# Bushings worn is this what I need?



## Ejs0806 (Jul 21, 2014)

I've been having some slight steering wheel shimmy and odd pulls here and there so jacked it up to see what I need only thing I found play in was the bushings on top of the strut where it runs up to the engine bay I thought at first it was almost loose with how much I can move it but it's tight so the bushings are shot. I'm not familiar at all with struts so do these sound like the bushings I'm explaining? Thanks!


Whiteline W41772 Front Strut Mount Bushings - Strut Arm to Frame Made by Whiteline


----------



## svede1212 (Nov 1, 2005)

Holy run-on sentence! I'm not sure that the bushings are the cause of your problem but if they are the stock ones they are often bad and are one of the first bushings that need replacement. I would look at Kollar Racing Products as besides having Andy a great guy to work with his prices are cheaper than your link. 

Another suspect bushing is the front radius rod bushing. Have someone stand in a parking lot and watch your front wheel when you brake hard from a 15-20 MPH roll and see if the wheel shifts back. It should maintain position. The stock front RR bushings are fluid filled and it's very common to have those leak causing really bad control of the front wheels.


----------



## Ejs0806 (Jul 21, 2014)

svede1212 said:


> Holy run-on sentence! I'm not sure that the bushings are the cause of your problem but if they are the stock ones they are often bad and are one of the first bushings that need replacement.
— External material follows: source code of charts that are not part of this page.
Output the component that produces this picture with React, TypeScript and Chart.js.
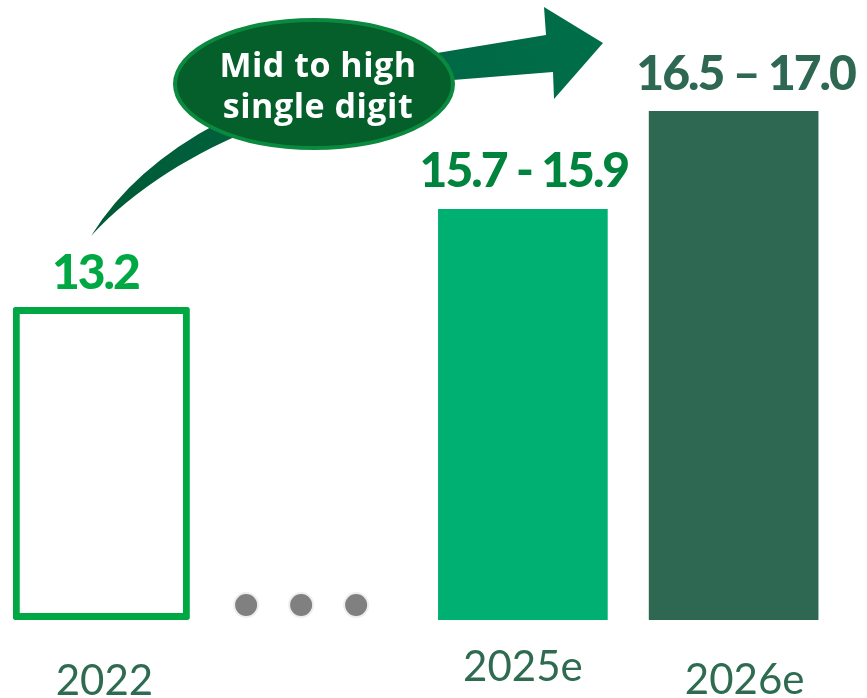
import React, { useEffect, useRef } from "react";
import { Chart, registerables } from "chart.js";

Chart.register(...registerables);

// ---- data ----
const categories: string[] = ["2022", "", "2025e", "2026e"];
// Bar heights as drawn in the (schematic) source picture, on a 0-based axis
const barHeights: (number | null)[] = [13.2, null, 17.33, 21.47];
const valueLabels: string[] = ["13.2", "", "15.7 - 15.9", "16.5 \u2013 17.0"];
const calloutLines: string[] = ["Mid to high", "single digit"];

// ---- styles ----
const outlineGreen = "#00A843";
const barFill = ["#ffffff", "rgba(0,0,0,0)", "#00B072", "#2E6852"];
const valueColors = ["#00A843", "", "#00843D", "#2E6852"];
const catColor = "#2E6B50";
const valueDx = [-6, 0, 1, 12];
const valueGap = [18, 0, 22, 21];
const catDx = [3, 0, 0, 11];
const catBaseline = [695, 0, 681, 694];
const PAGE_SHIFT = 4; // canvas x = page x + PAGE_SHIFT
const CANVAS_W = 871;
const CANVAS_H = 698;

export default function App() {
  const ref = useRef<HTMLCanvasElement | null>(null);

  useEffect(() => {
    if (!ref.current) return;

    const decor = {
      id: "decor",
      afterDatasetsDraw(chart: any) {
        const ctx: CanvasRenderingContext2D = chart.ctx;
        const xs = chart.scales.x;
        const ys = chart.scales.y;
        ctx.save();

        // value labels
        ctx.textAlign = "center";
        ctx.textBaseline = "alphabetic";
        valueLabels.forEach((t, i) => {
          const v = barHeights[i];
          if (!t || v == null) return;
          ctx.font = "900 48px Lato";
          (ctx as any).letterSpacing = "-2px";
          ctx.fillStyle = valueColors[i];
          ctx.fillText(t, xs.getPixelForValue(i) + valueDx[i], ys.getPixelForValue(v) - valueGap[i]);
        });

        // category labels
        (ctx as any).letterSpacing = "0px";
        ctx.font = "42px Lato";
        ctx.fillStyle = catColor;
        categories.forEach((c, i) => {
          if (!c) return;
          ctx.fillText(c, xs.getPixelForValue(i) + catDx[i], catBaseline[i]);
        });

        // ellipsis dots in the gap category
        const gapIdx = categories.indexOf("");
        const cx = xs.getPixelForValue(gapIdx) - 11;
        [-55, 0, 55].forEach((dx) => {
          ctx.beginPath();
          ctx.arc(cx + dx, 605, 12, 0, Math.PI * 2);
          ctx.fillStyle = "#808080";
          ctx.fill();
          ctx.lineWidth = 2;
          ctx.strokeStyle = "#EEEEEE";
          ctx.stroke();
        });

        // curved arrow (page coordinates)
        ctx.translate(PAGE_SHIFT, 0);
        const grad = ctx.createLinearGradient(91, 236, 603, 43);
        grad.addColorStop(0, "#005A36");
        grad.addColorStop(1, "#006E4A");
        ctx.beginPath();
        ctx.moveTo(91, 236);
        ctx.quadraticCurveTo(175, 100, 437, 53);
        ctx.lineTo(546, 35);
        ctx.lineTo(544, 7);
        ctx.lineTo(603, 43);
        ctx.lineTo(554, 99);
        ctx.lineTo(553, 72);
        ctx.lineTo(453, 80);
        ctx.bezierCurveTo(330, 92, 180, 140, 91, 236);
        ctx.closePath();
        ctx.fillStyle = grad;
        ctx.fill();

        // callout ellipse
        ctx.beginPath();
        ctx.ellipse(314, 84, 139, 64, 0, 0, Math.PI * 2);
        ctx.fillStyle = "#045F2B";
        ctx.fill();
        ctx.lineWidth = 4;
        ctx.strokeStyle = "#0B8A3F";
        ctx.stroke();

        ctx.fillStyle = "#FFFFFF";
        ctx.font = "bold 34px 'Open Sans'";
        (ctx as any).letterSpacing = "0.5px";
        ctx.fillText(calloutLines[0], 318, 77);
        ctx.fillText(calloutLines[1], 318, 118);

        ctx.restore();
      },
    };

    const chart = new Chart(ref.current, {
      type: "bar",
      data: {
        labels: categories,
        datasets: [
          {
            data: barHeights.map((v, i) => (i === 0 ? v : null)),
            backgroundColor: barFill,
            borderColor: outlineGreen,
            borderWidth: 7,
            borderSkipped: false,
            borderRadius: 2,
            barPercentage: 0.84,
            categoryPercentage: 1,
            grouped: false,
          } as any,
          {
            data: barHeights.map((v, i) => (i === 0 ? null : v)),
            backgroundColor: barFill,
            borderWidth: 0,
            barPercentage: 0.805,
            categoryPercentage: 1,
            grouped: false,
          } as any,
        ],
      },
      options: {
        animation: false,
        responsive: false,
        layout: { padding: { left: 0, right: CANVAS_W - 843, top: 0, bottom: 78 } },
        plugins: { legend: { display: false }, tooltip: { enabled: false } },
        scales: {
          x: { display: false, grid: { display: false } },
          y: { display: false, min: 0, max: 26.15, grid: { display: false } },
        },
      },
      plugins: [decor],
    });
    return () => chart.destroy();
  }, []);

  return (
    <div style={{ position: "fixed", left: -PAGE_SHIFT, top: 0, width: CANVAS_W, height: CANVAS_H, background: "#fff" }}>
      <canvas ref={ref} width={CANVAS_W} height={CANVAS_H} />
    </div>
  );
}
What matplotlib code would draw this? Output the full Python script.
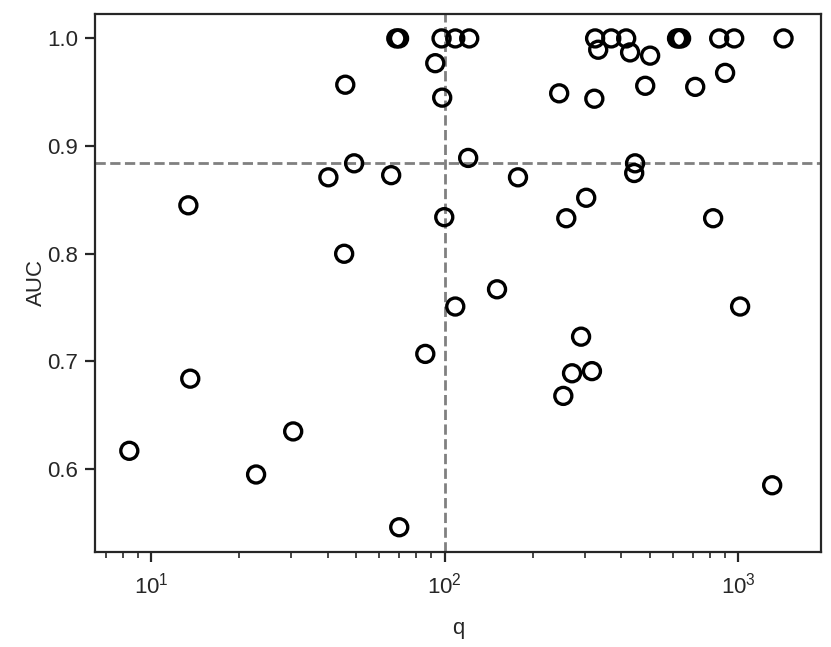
import matplotlib
matplotlib.use("Agg")
import matplotlib.pyplot as plt
import numpy as np

plt.rcParams['font.family'] = ['Liberation Sans', 'DejaVu Sans']
plt.rcParams['mathtext.fontset'] = 'custom'
plt.rcParams['mathtext.rm'] = 'Liberation Sans'
plt.rcParams['mathtext.it'] = 'Liberation Sans:italic'
plt.rcParams['mathtext.bf'] = 'Liberation Sans:bold'

q = [68.5, 70.0, 97.7, 108.8, 121.4, 326, 370, 416, 620, 630, 640, 863, 971, 1430,
     93.0, 98.2, 245.9, 334, 429, 502, 324, 483, 904, 715,
     40.2, 49.2, 65.8, 120.4, 99.8, 45.5,
     178, 446, 443, 304, 260, 823,
     151, 108.8, 86, 292, 272, 318, 254,
     8.43, 13.4, 13.6, 22.8, 30.5, 45.9, 70.1, 1017, 1308]
auc = [1.0, 1.0, 1.0, 1.0, 1.0, 1.0, 1.0, 1.0, 1.0, 1.0, 1.0, 1.0, 1.0, 1.0,
       0.977, 0.945, 0.949, 0.9895, 0.987, 0.984, 0.944, 0.956, 0.968, 0.955,
       0.871, 0.884, 0.873, 0.889, 0.834, 0.800,
       0.871, 0.884, 0.875, 0.852, 0.833, 0.833,
       0.767, 0.751, 0.707, 0.723, 0.689, 0.691, 0.668,
       0.617, 0.845, 0.684, 0.595, 0.635, 0.957, 0.546, 0.751, 0.585]
q_threshold = 100
auc_threshold = 0.884

fig = plt.figure(figsize=(8.31, 6.47), dpi=100)
ax = fig.add_axes([0.1143, 0.1468, 0.8737, 0.8316])
ax.scatter(q, auc, s=150, facecolors='none', edgecolors='black', linewidths=2.4, zorder=3)
ax.set_xscale('log')
ax.axvline(q_threshold, color='#808080', linestyle='--', linewidth=2.0, zorder=2)
ax.axhline(auc_threshold, color='#808080', linestyle='--', linewidth=2.0, zorder=2)

ax.set_xlim(6.44, 1919)
ax.set_ylim(0.523, 1.0227)
ax.set_yticks([0.6, 0.7, 0.8, 0.9, 1.0])
ax.set_yticklabels(['0.6', '0.7', '0.8', '0.9', '1.0'])
ax.set_xlabel('q', fontsize=16, color='#262626', labelpad=14)
ax.set_ylabel('AUC', fontsize=16, color='#262626', labelpad=0)
for s in ax.spines.values():
    s.set_linewidth(1.6)
    s.set_color('#262626')
ax.tick_params(axis='both', which='major', length=7, width=1.6, labelsize=16,
               color='#262626', labelcolor='#262626', pad=5)
ax.tick_params(axis='x', which='major', pad=8)
ax.tick_params(axis='both', which='minor', length=4.5, width=1.2, color='#262626')

fig.savefig('out.png', dpi=100)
I would look at Kollar Racing Products as besides having Andy a great guy to work with his prices are cheaper than your link.
> 
> Another suspect bushing is the front radius rod bushing. Have someone stand in a parking lot and watch your front wheel when you brake hard from a 15-20 MPH roll and see if the wheel shifts back. It should maintain position. The stock front RR bushings are fluid filled and it's very common to have those leak causing really bad control of the front wheels.


Sorry was a little late last night. I'm actually going to just change all the bushings out as preventative item, I was just curious if what I attached a link to is actually the bushing I'm referring to? All my suspension knowledge is on straight axle trucks and semis. Just kinda figuring the strut out as I go.


----------



## svede1212 (Nov 1, 2005)

That was the top strut bushing and it's often bad. Call Andy at Kollar and tell him I referred you. He is a really good guy and won't sell you something you don't need. Although it's nice to replace every bushing some are fairly hard to do and just a handful make a big difference.


----------



## pocketmaster (Feb 26, 2010)

svede1212 said:


> That was the top strut bushing and it's often bad. Call Andy at Kollar and tell him I referred you. He is a really good guy and won't sell you something you don't need. Although it's nice to replace every bushing some are fairly hard to do and just a handful make a big difference.


In your opinion which ones make the most difference in the ride and feel ?? To be honest I dont think my strut towers are shot yet, but im sure they are close being that I have 148k miles on em.


----------